It's the second anniversary of TARP, and people are still angry about it. The program's costs, however, continue to drop; right now, they amount to $66 billion -- out of $700 billion spent -- and that number could continue to decrease. That's even with loss-leaders like the HAMP program, AIG and the auto bailouts included.
Critics like to point out that the TARP figures don't account for all of the support that we've given to the economy. SIGTARP Neil Barofksy, for instance, figures the entire amount of money taxpayers have committed is $3.7 trillion, a much larger and more frightening figure. But most of the money is either backstopping the housing market through Fannie Mae and Freddie Mac or on the balance sheet at the FDIC and the Federal Reserve. Now, citing this figure may be the most accurate measure of the government's support, but it's definitely not the most useful, simply because if that price came due we would be facing a near-doomsday scenario.
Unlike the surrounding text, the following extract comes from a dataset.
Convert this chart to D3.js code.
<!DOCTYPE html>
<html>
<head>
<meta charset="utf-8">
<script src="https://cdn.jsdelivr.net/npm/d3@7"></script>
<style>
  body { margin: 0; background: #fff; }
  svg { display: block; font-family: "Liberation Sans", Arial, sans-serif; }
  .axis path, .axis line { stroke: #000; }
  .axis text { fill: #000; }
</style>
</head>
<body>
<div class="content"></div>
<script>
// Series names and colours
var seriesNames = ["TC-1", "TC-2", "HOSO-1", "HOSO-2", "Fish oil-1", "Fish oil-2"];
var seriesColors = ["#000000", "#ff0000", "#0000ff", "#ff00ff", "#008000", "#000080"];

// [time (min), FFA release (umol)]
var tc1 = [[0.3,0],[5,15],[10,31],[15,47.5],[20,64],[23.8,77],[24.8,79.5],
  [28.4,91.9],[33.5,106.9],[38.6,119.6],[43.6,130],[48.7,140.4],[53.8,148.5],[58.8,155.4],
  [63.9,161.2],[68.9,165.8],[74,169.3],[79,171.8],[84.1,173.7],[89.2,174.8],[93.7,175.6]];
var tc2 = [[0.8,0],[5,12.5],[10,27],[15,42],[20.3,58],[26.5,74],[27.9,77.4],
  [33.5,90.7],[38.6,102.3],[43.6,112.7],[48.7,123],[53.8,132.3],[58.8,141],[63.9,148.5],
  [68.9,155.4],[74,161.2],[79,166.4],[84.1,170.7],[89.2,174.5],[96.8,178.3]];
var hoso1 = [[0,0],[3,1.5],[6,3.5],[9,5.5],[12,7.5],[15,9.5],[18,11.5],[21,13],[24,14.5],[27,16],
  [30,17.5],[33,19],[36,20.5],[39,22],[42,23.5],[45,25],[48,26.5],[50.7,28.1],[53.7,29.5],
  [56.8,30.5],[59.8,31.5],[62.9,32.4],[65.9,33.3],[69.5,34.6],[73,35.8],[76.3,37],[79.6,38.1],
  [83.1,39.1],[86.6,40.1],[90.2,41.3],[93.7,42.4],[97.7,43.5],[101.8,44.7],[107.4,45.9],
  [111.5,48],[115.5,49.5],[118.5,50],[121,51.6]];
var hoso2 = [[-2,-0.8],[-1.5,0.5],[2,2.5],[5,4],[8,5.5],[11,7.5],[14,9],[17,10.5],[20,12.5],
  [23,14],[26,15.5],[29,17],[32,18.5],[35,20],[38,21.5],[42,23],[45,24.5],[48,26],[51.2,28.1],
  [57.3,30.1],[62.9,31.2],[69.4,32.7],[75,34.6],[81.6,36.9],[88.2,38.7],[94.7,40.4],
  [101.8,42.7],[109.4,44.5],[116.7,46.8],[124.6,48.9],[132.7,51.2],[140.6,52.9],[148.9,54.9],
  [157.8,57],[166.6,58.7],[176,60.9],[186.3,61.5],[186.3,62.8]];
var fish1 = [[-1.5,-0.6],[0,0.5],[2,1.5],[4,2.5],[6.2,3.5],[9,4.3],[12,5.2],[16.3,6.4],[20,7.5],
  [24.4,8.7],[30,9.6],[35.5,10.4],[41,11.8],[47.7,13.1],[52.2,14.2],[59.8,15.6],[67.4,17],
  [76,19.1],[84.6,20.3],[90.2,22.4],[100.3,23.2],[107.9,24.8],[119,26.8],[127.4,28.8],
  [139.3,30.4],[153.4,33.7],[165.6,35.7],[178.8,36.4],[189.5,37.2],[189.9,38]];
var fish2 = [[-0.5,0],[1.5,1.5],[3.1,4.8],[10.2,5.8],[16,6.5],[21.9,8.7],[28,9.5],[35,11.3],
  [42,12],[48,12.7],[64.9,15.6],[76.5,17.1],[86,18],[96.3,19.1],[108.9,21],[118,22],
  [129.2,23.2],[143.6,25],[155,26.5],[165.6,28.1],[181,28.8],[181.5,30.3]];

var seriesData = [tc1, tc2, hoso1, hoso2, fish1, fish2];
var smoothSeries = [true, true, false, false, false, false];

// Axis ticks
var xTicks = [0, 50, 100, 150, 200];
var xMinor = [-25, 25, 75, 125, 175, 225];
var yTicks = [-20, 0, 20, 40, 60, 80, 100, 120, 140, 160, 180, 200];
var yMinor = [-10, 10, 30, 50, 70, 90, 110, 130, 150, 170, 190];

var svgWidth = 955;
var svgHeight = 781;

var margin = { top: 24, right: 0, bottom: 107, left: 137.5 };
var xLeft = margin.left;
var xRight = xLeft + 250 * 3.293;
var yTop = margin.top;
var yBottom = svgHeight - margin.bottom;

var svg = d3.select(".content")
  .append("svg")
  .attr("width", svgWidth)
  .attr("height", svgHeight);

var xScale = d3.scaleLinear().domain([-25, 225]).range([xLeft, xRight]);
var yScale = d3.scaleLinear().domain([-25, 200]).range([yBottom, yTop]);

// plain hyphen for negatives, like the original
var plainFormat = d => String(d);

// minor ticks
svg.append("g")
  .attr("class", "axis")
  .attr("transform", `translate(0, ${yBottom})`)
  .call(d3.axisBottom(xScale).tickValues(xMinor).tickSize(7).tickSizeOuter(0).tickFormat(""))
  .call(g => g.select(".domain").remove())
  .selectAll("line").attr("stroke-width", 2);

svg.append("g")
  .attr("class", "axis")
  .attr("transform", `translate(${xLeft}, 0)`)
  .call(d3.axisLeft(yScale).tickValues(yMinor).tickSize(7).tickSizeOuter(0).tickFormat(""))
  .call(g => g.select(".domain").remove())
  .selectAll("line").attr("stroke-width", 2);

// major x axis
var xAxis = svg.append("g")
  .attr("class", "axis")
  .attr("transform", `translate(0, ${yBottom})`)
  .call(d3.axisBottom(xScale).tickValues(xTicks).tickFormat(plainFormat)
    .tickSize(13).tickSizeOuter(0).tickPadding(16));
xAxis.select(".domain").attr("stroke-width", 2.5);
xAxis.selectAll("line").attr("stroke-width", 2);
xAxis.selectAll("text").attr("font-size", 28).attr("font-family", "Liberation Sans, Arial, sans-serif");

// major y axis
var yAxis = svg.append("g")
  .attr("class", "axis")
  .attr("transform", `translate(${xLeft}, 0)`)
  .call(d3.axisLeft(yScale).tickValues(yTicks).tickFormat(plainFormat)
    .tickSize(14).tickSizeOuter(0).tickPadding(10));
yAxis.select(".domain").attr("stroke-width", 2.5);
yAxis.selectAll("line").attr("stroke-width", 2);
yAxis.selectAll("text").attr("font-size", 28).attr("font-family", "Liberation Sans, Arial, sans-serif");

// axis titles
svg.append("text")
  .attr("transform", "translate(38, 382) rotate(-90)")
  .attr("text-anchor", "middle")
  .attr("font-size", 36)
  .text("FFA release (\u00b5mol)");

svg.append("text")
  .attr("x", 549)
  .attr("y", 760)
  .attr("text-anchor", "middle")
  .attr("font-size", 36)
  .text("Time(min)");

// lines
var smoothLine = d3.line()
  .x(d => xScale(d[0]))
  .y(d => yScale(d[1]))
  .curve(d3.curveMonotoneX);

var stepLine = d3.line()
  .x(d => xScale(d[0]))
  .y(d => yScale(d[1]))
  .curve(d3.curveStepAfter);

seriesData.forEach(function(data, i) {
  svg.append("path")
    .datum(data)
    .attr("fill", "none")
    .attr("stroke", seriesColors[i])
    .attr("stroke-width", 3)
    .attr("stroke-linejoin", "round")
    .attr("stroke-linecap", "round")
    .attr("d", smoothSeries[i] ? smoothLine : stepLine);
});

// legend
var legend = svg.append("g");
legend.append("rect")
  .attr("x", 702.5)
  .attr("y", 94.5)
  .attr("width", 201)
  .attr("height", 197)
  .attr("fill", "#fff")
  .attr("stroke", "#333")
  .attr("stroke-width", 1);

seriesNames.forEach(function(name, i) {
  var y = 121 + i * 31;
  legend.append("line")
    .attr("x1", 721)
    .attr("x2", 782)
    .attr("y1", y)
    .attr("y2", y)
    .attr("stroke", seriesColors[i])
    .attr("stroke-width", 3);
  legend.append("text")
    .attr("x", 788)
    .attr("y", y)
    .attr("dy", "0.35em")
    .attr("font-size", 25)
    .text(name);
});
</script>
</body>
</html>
For instance, if $800 billion in loan guarantees in the various housing agencies is actually called in, that means $800 billion in home loans have failed. The same is true of the FDIC's guarantees and the various assets on the Fed's balance sheet. Losses of that magnitude wouldn't be a budget problem, they'd be another epic financial crash. It's just not very pertinent to say that the government has $3.7 trillion at risk, since if that number was actually called up, we'd have much bigger problems. Prepare your body for the Thunderdome kind of problems.
Barofsky recognizes this, even when TARP critics don't, writing that "the numbers set forth in this section are not a calculation of the risk of loss to the Federal Government." His report also notes the steady reduction of that scary number as the crisis has receded. More progressives should come around to the idea that, mismanaged as it was, these programs successfully demonstrated how government creates the framework for a free-market economy and needs to intervene to protect it from its own excesses.